EXERCISE REQUIREMENTS:
Your task is to copy the listing exactly, with the pictures left out.

RAW DATA:
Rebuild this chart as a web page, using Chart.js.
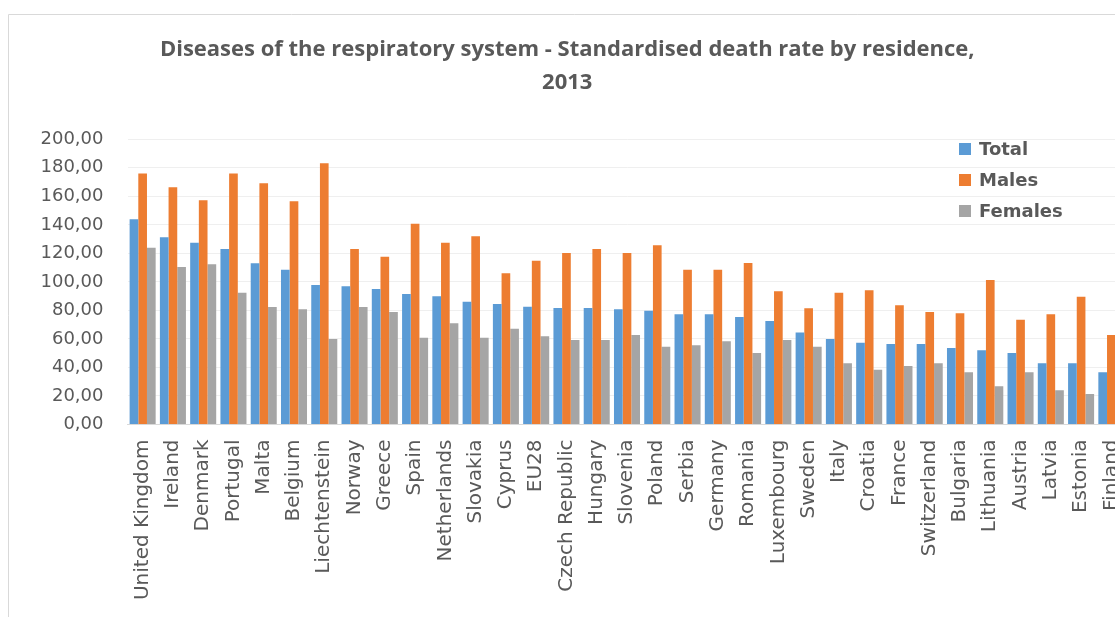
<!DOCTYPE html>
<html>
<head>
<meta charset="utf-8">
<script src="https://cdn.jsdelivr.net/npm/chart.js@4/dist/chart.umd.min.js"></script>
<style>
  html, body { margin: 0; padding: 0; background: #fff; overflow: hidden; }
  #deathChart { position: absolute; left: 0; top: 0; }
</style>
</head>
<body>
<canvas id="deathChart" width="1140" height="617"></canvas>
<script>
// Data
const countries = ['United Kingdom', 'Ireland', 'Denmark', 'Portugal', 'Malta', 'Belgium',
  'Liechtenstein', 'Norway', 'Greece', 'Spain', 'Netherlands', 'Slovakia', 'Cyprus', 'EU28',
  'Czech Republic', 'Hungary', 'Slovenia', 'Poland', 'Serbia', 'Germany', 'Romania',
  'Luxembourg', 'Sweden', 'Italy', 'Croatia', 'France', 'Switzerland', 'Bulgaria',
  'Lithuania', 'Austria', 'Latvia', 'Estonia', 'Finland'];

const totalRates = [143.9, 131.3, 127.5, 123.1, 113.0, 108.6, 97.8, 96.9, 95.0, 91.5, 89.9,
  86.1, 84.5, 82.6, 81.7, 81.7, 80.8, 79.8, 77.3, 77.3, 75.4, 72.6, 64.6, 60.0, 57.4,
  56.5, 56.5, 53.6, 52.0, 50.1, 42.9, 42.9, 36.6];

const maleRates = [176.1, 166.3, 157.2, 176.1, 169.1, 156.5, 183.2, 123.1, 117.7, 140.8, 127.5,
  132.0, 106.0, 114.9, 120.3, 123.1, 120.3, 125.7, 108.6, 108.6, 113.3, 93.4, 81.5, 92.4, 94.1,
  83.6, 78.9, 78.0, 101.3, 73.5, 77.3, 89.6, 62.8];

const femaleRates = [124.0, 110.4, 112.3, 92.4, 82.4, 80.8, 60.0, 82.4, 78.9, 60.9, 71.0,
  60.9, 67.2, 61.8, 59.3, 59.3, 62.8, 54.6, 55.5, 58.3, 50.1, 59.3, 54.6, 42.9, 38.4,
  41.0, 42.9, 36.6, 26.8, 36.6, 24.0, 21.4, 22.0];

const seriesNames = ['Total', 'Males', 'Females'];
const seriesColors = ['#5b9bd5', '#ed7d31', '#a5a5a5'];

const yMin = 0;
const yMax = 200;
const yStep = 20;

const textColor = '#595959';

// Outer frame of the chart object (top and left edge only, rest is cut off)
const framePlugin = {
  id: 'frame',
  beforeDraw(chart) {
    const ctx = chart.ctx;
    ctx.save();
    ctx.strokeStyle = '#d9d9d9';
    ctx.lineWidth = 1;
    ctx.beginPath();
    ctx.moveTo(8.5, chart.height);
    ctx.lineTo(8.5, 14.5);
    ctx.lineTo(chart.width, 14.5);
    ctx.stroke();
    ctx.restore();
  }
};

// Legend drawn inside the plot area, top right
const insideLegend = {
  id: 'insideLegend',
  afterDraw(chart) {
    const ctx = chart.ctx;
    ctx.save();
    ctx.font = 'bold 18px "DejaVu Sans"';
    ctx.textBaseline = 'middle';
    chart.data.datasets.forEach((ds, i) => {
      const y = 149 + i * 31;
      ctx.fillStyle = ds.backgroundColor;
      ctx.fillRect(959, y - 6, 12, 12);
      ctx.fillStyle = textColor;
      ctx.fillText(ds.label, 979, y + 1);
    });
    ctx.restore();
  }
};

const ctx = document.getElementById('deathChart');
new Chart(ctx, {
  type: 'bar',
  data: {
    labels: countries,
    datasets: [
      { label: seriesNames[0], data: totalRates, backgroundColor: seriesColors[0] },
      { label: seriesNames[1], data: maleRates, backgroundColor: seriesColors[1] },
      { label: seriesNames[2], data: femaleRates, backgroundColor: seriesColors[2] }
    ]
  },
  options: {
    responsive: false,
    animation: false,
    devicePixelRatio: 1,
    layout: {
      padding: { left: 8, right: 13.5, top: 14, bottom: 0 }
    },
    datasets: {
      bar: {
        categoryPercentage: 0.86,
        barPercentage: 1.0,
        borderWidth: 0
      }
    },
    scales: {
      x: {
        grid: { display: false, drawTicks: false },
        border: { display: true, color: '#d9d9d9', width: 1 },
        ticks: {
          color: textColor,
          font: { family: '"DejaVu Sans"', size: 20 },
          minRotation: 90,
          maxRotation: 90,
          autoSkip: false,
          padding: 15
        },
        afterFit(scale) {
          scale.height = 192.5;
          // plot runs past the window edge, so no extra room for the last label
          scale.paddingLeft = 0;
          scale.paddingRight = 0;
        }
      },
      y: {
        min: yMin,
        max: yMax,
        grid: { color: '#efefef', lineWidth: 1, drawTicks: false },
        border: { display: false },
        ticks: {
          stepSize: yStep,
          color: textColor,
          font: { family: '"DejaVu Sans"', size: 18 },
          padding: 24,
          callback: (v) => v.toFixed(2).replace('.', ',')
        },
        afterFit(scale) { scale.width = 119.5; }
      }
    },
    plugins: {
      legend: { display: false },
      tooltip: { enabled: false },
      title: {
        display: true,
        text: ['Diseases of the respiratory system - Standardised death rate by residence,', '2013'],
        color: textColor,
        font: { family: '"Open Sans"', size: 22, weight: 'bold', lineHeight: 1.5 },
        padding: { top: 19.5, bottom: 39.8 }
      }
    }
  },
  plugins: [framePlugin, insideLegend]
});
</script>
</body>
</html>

COMPLETE RESPONSE:
Rebuild this chart as a web page, using Chart.js.
<!DOCTYPE html>
<html>
<head>
<meta charset="utf-8">
<script src="https://cdn.jsdelivr.net/npm/chart.js@4/dist/chart.umd.min.js"></script>
<style>
  html, body { margin: 0; padding: 0; background: #fff; overflow: hidden; }
  #deathChart { position: absolute; left: 0; top: 0; }
</style>
</head>
<body>
<canvas id="deathChart" width="1140" height="617"></canvas>
<script>
// Data
const countries = ['United Kingdom', 'Ireland', 'Denmark', 'Portugal', 'Malta', 'Belgium',
  'Liechtenstein', 'Norway', 'Greece', 'Spain', 'Netherlands', 'Slovakia', 'Cyprus', 'EU28',
  'Czech Republic', 'Hungary', 'Slovenia', 'Poland', 'Serbia', 'Germany', 'Romania',
  'Luxembourg', 'Sweden', 'Italy', 'Croatia', 'France', 'Switzerland', 'Bulgaria',
  'Lithuania', 'Austria', 'Latvia', 'Estonia', 'Finland'];

const totalRates = [143.9, 131.3, 127.5, 123.1, 113.0, 108.6, 97.8, 96.9, 95.0, 91.5, 89.9,
  86.1, 84.5, 82.6, 81.7, 81.7, 80.8, 79.8, 77.3, 77.3, 75.4, 72.6, 64.6, 60.0, 57.4,
  56.5, 56.5, 53.6, 52.0, 50.1, 42.9, 42.9, 36.6];

const maleRates = [176.1, 166.3, 157.2, 176.1, 169.1, 156.5, 183.2, 123.1, 117.7, 140.8, 127.5,
  132.0, 106.0, 114.9, 120.3, 123.1, 120.3, 125.7, 108.6, 108.6, 113.3, 93.4, 81.5, 92.4, 94.1,
  83.6, 78.9, 78.0, 101.3, 73.5, 77.3, 89.6, 62.8];

const femaleRates = [124.0, 110.4, 112.3, 92.4, 82.4, 80.8, 60.0, 82.4, 78.9, 60.9, 71.0,
  60.9, 67.2, 61.8, 59.3, 59.3, 62.8, 54.6, 55.5, 58.3, 50.1, 59.3, 54.6, 42.9, 38.4,
  41.0, 42.9, 36.6, 26.8, 36.6, 24.0, 21.4, 22.0];

const seriesNames = ['Total', 'Males', 'Females'];
const seriesColors = ['#5b9bd5', '#ed7d31', '#a5a5a5'];

const yMin = 0;
const yMax = 200;
const yStep = 20;

const textColor = '#595959';

// Outer frame of the chart object (top and left edge only, rest is cut off)
const framePlugin = {
  id: 'frame',
  beforeDraw(chart) {
    const ctx = chart.ctx;
    ctx.save();
    ctx.strokeStyle = '#d9d9d9';
    ctx.lineWidth = 1;
    ctx.beginPath();
    ctx.moveTo(8.5, chart.height);
    ctx.lineTo(8.5, 14.5);
    ctx.lineTo(chart.width, 14.5);
    ctx.stroke();
    ctx.restore();
  }
};

// Legend drawn inside the plot area, top right
const insideLegend = {
  id: 'insideLegend',
  afterDraw(chart) {
    const ctx = chart.ctx;
    ctx.save();
    ctx.font = 'bold 18px "DejaVu Sans"';
    ctx.textBaseline = 'middle';
    chart.data.datasets.forEach((ds, i) => {
      const y = 149 + i * 31;
      ctx.fillStyle = ds.backgroundColor;
      ctx.fillRect(959, y - 6, 12, 12);
      ctx.fillStyle = textColor;
      ctx.fillText(ds.label, 979, y + 1);
    });
    ctx.restore();
  }
};

const ctx = document.getElementById('deathChart');
new Chart(ctx, {
  type: 'bar',
  data: {
    labels: countries,
    datasets: [
      { label: seriesNames[0], data: totalRates, backgroundColor: seriesColors[0] },
      { label: seriesNames[1], data: maleRates, backgroundColor: seriesColors[1] },
      { label: seriesNames[2], data: femaleRates, backgroundColor: seriesColors[2] }
    ]
  },
  options: {
    responsive: false,
    animation: false,
    devicePixelRatio: 1,
    layout: {
      padding: { left: 8, right: 13.5, top: 14, bottom: 0 }
    },
    datasets: {
      bar: {
        categoryPercentage: 0.86,
        barPercentage: 1.0,
        borderWidth: 0
      }
    },
    scales: {
      x: {
        grid: { display: false, drawTicks: false },
        border: { display: true, color: '#d9d9d9', width: 1 },
        ticks: {
          color: textColor,
          font: { family: '"DejaVu Sans"', size: 20 },
          minRotation: 90,
          maxRotation: 90,
          autoSkip: false,
          padding: 15
        },
        afterFit(scale) {
          scale.height = 192.5;
          // plot runs past the window edge, so no extra room for the last label
          scale.paddingLeft = 0;
          scale.paddingRight = 0;
        }
      },
      y: {
        min: yMin,
        max: yMax,
        grid: { color: '#efefef', lineWidth: 1, drawTicks: false },
        border: { display: false },
        ticks: {
          stepSize: yStep,
          color: textColor,
          font: { family: '"DejaVu Sans"', size: 18 },
          padding: 24,
          callback: (v) => v.toFixed(2).replace('.', ',')
        },
        afterFit(scale) { scale.width = 119.5; }
      }
    },
    plugins: {
      legend: { display: false },
      tooltip: { enabled: false },
      title: {
        display: true,
        text: ['Diseases of the respiratory system - Standardised death rate by residence,', '2013'],
        color: textColor,
        font: { family: '"Open Sans"', size: 22, weight: 'bold', lineHeight: 1.5 },
        padding: { top: 19.5, bottom: 39.8 }
      }
    }
  },
  plugins: [framePlugin, insideLegend]
});
</script>
</body>
</html>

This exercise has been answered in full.